The design-as-knowledge-generation begins to highlight the implications of hiring decisions. If we hire junior designers with an attempt to help them grow, this comes with more baggage than just "they need mentorship" and "they need to improve through experience." It actually means that what they are making will be "bad knowledge." If it's used without check to improve a further set of iterations, that knowledge will be the base for poor understanding. If we believe the world is flat, and base all of our future assumptions on this "knowledge," the rest of our worldview will be a house of cards.

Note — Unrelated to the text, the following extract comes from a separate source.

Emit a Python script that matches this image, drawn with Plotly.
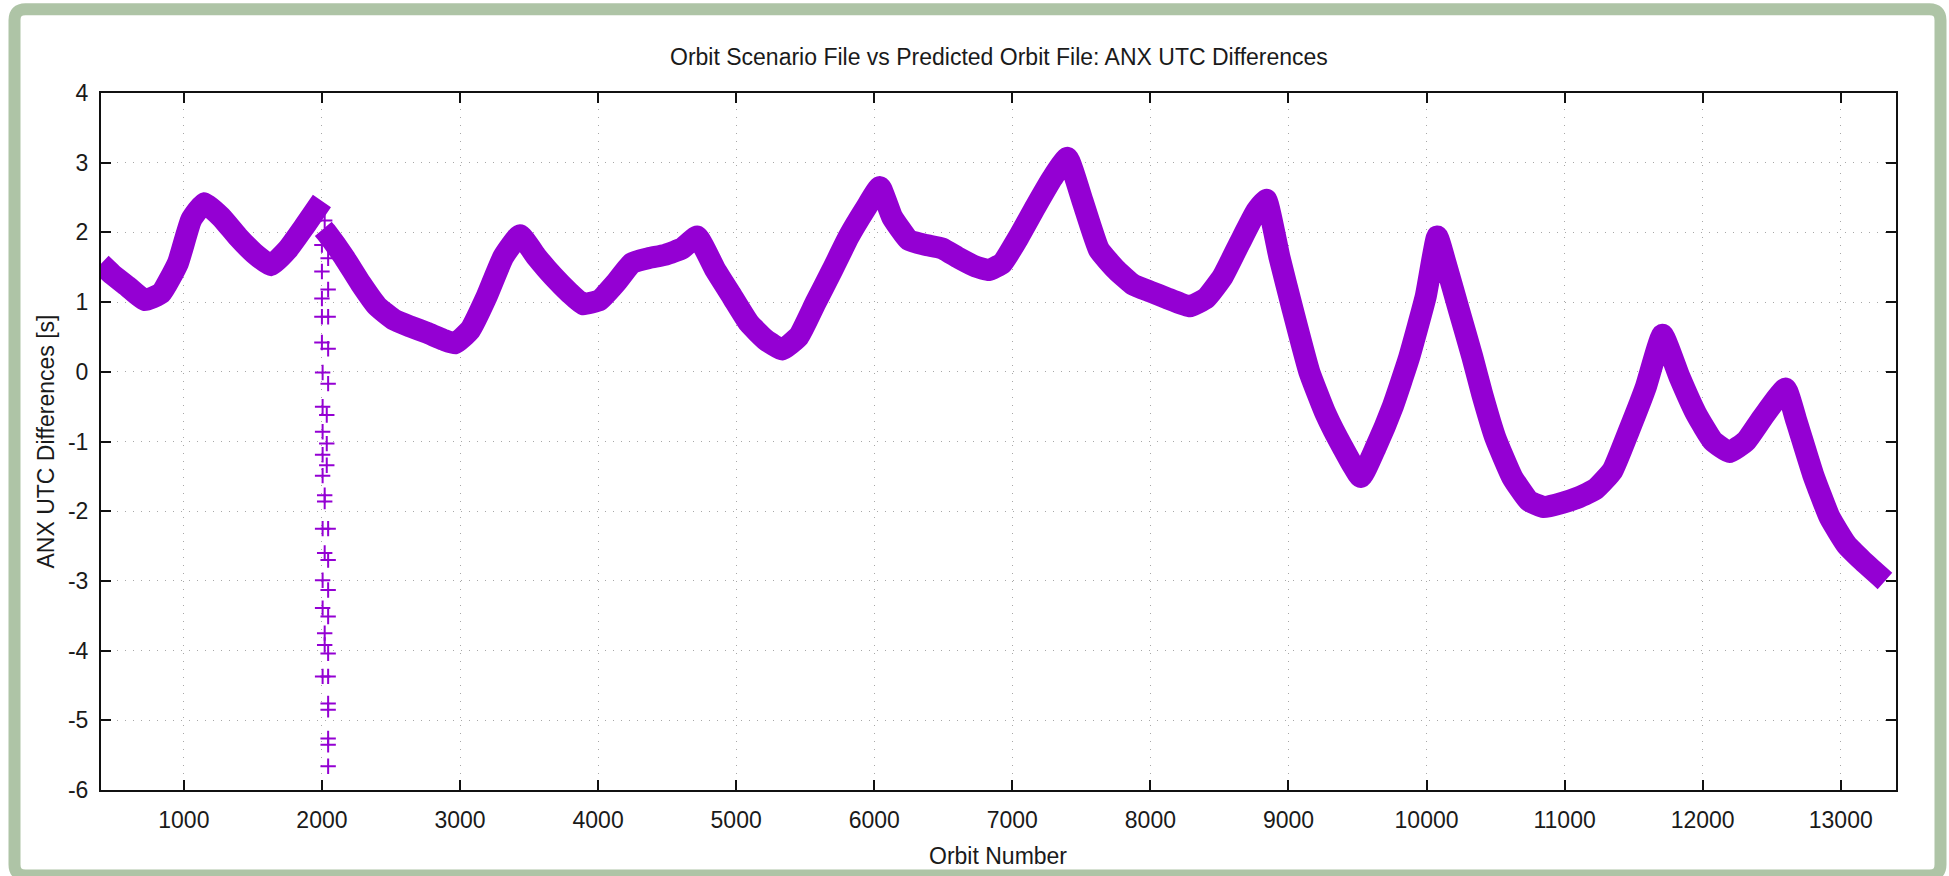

To work with junior talent requires a constant set of knowledge-redirections: more than once a day, and perhaps more than once an hour.
It also means we need to stop speaking of design as a split between interaction design and visual design, or between flow and aesthetics, or between "UX" and "UI". While it's a reality that designers have a predilection to one set of skills over the other, if the knowledge for how things work and how things look is produced separately, the end result will be internally illogical. This doesn't mean all designers must be experts in all things. It does mean that the processes need to happen concurrently, and through an organic mixture of experience-based collaborative sketching and critique.
And, if design creates knowledge, it means that we need experiential persuasion to gain buy-in. We need to tell stories, and bring ideas to life, in order to recreate the knowledge that is now, for us, tacit. Our work cannot speak for itself, and we can't just show it. We need to teach it.